Ivanka deflects blame, and in doing so reveals her thinking

The former president's eldest daughter responded to the January 6 committee on Thursday within minutes of the lawmakers' request for information becoming public knowledge.

In a brief statement to NBC News, a spokesman for Ms Trump said: "Ivanka Trump just learned that the January 6 Committee issued a public letter asking her to appear. As the Committee already knows, Ivanka did not speak at the January 6 rally.

"As she publicly stated that day at 3:15pm, 'any security breach or disrespect to our law enforcement is unacceptable. The violence must stop immediately. Please be peaceful.'"

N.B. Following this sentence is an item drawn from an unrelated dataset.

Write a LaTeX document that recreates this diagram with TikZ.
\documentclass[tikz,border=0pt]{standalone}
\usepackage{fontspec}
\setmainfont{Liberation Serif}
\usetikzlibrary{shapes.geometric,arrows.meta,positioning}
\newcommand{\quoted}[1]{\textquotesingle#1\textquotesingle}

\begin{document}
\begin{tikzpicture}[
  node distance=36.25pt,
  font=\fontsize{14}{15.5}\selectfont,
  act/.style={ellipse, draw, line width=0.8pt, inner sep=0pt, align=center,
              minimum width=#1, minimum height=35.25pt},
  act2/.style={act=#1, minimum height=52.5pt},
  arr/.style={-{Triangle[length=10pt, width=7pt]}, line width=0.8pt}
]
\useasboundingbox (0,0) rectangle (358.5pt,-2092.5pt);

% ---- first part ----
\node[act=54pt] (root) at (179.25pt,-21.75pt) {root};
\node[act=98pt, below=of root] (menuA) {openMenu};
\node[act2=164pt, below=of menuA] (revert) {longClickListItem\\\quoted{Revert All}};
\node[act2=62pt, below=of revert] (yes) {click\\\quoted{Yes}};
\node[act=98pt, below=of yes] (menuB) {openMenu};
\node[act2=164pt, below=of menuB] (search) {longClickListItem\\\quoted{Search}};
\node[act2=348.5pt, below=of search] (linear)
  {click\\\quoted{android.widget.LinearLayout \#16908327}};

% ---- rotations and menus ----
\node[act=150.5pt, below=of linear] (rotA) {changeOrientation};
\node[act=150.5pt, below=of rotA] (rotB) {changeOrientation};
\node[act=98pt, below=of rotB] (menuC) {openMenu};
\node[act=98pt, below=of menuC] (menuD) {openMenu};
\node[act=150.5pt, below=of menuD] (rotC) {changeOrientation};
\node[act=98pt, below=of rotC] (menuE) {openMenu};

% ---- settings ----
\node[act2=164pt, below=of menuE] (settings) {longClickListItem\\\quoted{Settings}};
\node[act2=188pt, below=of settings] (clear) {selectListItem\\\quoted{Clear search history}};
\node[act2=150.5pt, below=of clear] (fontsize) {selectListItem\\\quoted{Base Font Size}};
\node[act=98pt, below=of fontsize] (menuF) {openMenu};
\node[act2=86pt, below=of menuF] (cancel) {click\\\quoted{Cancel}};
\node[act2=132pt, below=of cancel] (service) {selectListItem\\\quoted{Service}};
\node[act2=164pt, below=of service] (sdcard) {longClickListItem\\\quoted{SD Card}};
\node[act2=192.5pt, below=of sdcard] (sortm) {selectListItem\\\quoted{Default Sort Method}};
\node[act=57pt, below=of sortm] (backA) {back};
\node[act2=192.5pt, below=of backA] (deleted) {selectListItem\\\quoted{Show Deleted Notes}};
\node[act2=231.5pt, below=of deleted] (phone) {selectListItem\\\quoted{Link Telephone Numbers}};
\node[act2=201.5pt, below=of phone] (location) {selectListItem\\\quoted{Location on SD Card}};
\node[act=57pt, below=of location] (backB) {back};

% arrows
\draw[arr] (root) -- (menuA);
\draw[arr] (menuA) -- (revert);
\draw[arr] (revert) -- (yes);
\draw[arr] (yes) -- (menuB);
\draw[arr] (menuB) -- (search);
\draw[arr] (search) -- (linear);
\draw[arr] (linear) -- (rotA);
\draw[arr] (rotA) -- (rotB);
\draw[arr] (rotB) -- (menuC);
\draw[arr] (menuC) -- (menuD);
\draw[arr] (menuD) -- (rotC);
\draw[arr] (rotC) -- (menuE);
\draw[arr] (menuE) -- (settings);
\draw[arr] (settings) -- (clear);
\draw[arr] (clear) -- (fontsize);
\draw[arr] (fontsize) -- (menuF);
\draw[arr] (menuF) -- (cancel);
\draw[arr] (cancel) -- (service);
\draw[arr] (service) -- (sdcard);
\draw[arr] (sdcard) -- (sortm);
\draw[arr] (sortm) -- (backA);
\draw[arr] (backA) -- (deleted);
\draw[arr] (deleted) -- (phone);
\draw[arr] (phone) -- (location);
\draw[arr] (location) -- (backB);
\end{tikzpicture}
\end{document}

The statement was strange for two reasons. Number one, and most obviously, the committee's letter mentioned nothing about the rally on the Ellipse which took place just before the Capitol was attacked; while the president's remark urging his fans to "fight like hell" at that rally has been blamed for encouraging his supporters to storm the Capitol, it is not the committee's sole focus nor is it the reason why lawmakers are seeking information from Ms Trump.

But the statement from her spokesman reveals one crucial fact: Ivanka Trump clearly sees some reason to distance herself from the rally at the Ellipse, and the remarks her own father made to his supporters as the attack on the Capitol began.

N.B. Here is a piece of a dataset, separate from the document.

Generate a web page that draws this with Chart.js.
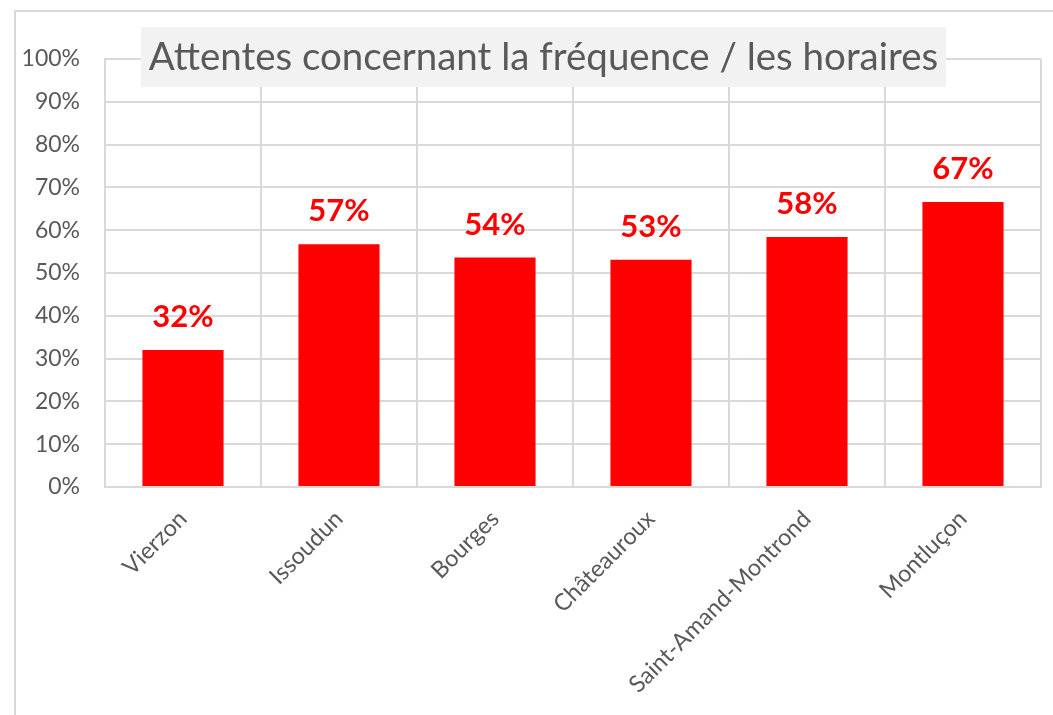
<!DOCTYPE html>
<html>
<head>
<meta charset="utf-8">
<script src="https://cdn.jsdelivr.net/npm/chart.js@4"></script>
<style>
  html, body { margin: 0; padding: 0; background: #fff; overflow: hidden; }
  #wrap { position: relative; width: 1053px; height: 715px; }
  #frame { position: absolute; left: 14px; top: 10px; width: 1100px; height: 800px;
           border-left: 2px solid #d9d9d9; border-top: 2px solid #d9d9d9; box-sizing: border-box; }
  canvas { position: absolute; left: 0; top: 0; }
</style>
</head>
<body>
<div id="wrap">
  <div id="frame"></div>
  <canvas id="chart-1" width="1053" height="715"></canvas>
</div>
<script>
const titleText = "Attentes concernant la fréquence / les horaires";
const villes = ["Vierzon", "Issoudun", "Bourges", "Châteauroux", "Saint-Amand-Montrond", "Montluçon"];
const valeurs = [32.0, 56.7, 53.6, 53.1, 58.4, 66.6];
const yTicks = [0, 10, 20, 30, 40, 50, 60, 70, 80, 90, 100];

const grey = "#595959";
const gridGrey = "#d9d9d9";

// title box sits on top of the grid, under the bars
const titleBox = {
  id: "titleBox",
  beforeDatasetsDraw(chart) {
    const c = chart.ctx;
    c.save();
    c.fillStyle = "#f2f2f2";
    c.fillRect(141, 27, 805, 60);
    c.fillStyle = grey;
    c.font = "38.5px Lato";
    c.textAlign = "center";
    c.textBaseline = "middle";
    c.fillText(titleText, 543.5, 58);
    c.restore();
  }
};

// percentage labels above each bar
const barLabels = {
  id: "barLabels",
  afterDatasetsDraw(chart) {
    const c = chart.ctx;
    const meta = chart.getDatasetMeta(0);
    c.save();
    c.fillStyle = "#ff0000";
    c.font = "bold 31px Lato";
    c.textAlign = "center";
    c.textBaseline = "middle";
    meta.data.forEach((bar, i) => {
      c.fillText(Math.round(valeurs[i]) + "%", bar.x, bar.y - 33);
    });
    c.restore();
  }
};

const ctx1 = document.getElementById("chart-1").getContext("2d");
const myChart = new Chart(ctx1, {
  type: "bar",
  data: {
    labels: villes,
    datasets: [
      {
        data: valeurs,
        backgroundColor: "#ff0000",
        barPercentage: 0.52,
        categoryPercentage: 1,
      },
    ],
  },
  options: {
    responsive: false,
    animation: false,
    layout: { padding: { left: 14, top: 59, right: 12, bottom: 0 } },
    plugins: {
      legend: { display: false },
      tooltip: { enabled: false },
    },
    scales: {
      x: {
        grid: { color: gridGrey, lineWidth: 2, drawTicks: false, offset: true },
        border: { color: gridGrey, width: 2 },
        ticks: {
          color: grey,
          font: { family: "Lato", size: 23.5 },
          minRotation: 45,
          maxRotation: 45,
          padding: 18,
        },
        afterFit(scale) { scale.height = 228; },
      },
      y: {
        min: 0,
        max: 100,
        afterBuildTicks(scale) { scale.ticks = yTicks.map(v => ({ value: v })); },
        grid: { color: gridGrey, lineWidth: 2, drawTicks: false },
        border: { color: gridGrey, width: 2 },
        ticks: {
          color: grey,
          font: { family: "Lato", size: 23 },
          padding: 25,
          callback: v => v + "%",
        },
        afterFit(scale) { scale.width = 91; },
      },
    },
  },
  plugins: [titleBox, barLabels],
});
</script>
</body>
</html>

That suggests that she, if forced to testify, could be coaxed into saying that she believes the remarks made by the president that day were at least partially responsible for the bloody assault on members of Capitol police and the Capitol complex itself.

Ivanka sided with Mike Pence over her father when it came to Electoral College objections

One of the most startling revelations from the committee's most recent releases of information is the fact that Ivanka Trump apparently indicated to former national security adviser Keith Kellogg that she agreed with Vice President Mike Pence's decision to not interfere in the counting of the Electoral College votes.

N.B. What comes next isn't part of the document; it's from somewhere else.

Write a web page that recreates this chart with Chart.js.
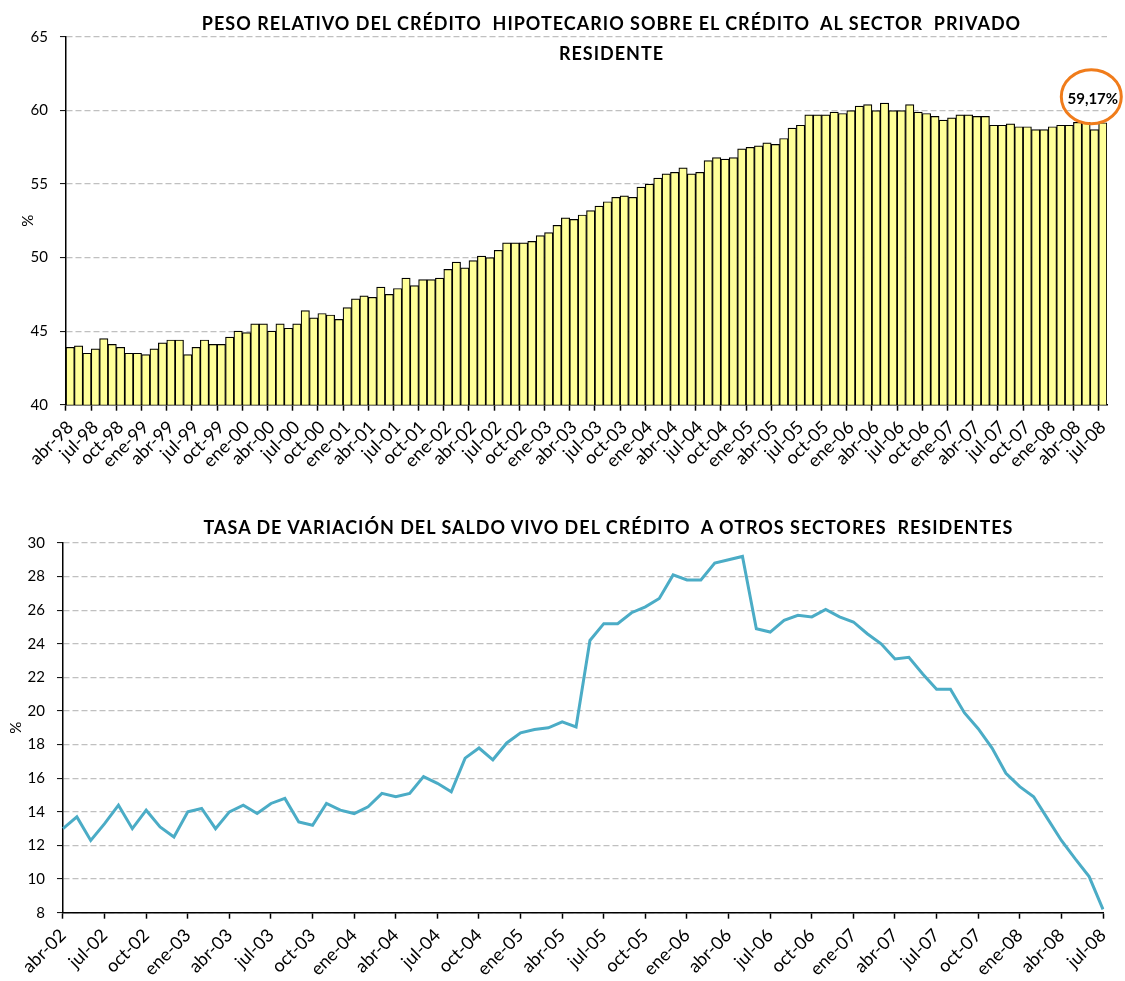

In testimony from Mr Kellogg to the committee released in part by lawmakers on Thursday, the retired general recounted how the first daughter had turned to him and complimented the vice president as a "good man" after a phone call in which her father berated Mr Pence for refusing to interfere in the election process, as his allies had been lobbying Mr Pence to do.

Coupled with her husband's reluctance to engage with the president after November 2020, it suggests a rift within the Trump family itself over whether the 2020 election was "stolen" and the former president's campaign to overturn his defeat.

The White House's connections to 'crazy people' are being investigated

Near the end of the committee's request for information from Ms Trump was a line that revealed another focus of the panel's work: The effort to determine the extent of the communications between White House staffers and supporters of the election theft conspiracies in the days and weeks after the riot occurred.

That appears to have been sparked from a text obtained by the committee between Fox News host Sean Hannity and Kayleigh McEnany, the White House press secretary, in which Hannity told the aide that the president needed to stop being exposed to "crazy people" and supporters of fraud theories.

In the committee's letter, lawmakers write that they have obtained "information suggesting that White House staff and others were attempting to persuade President Trump to halt his statements regarding a 'stolen election' and were working directly with other supporters outside the White House in an effort to persuade President Trump to do so."

"The Select Committee would like to discuss this effort after January 6th to persuade President Trump not to associate himself with certain people, and to avoid further discussion regarding election fraud allegations," read the committee's letter.

Much of the committee's focus up until now has been on the day of the riot itself as well as the weeks leading up to it; this is the first confirmation in weeks that the panel is still focused at least partially on the president's final weeks and potentially his post-presidential activities.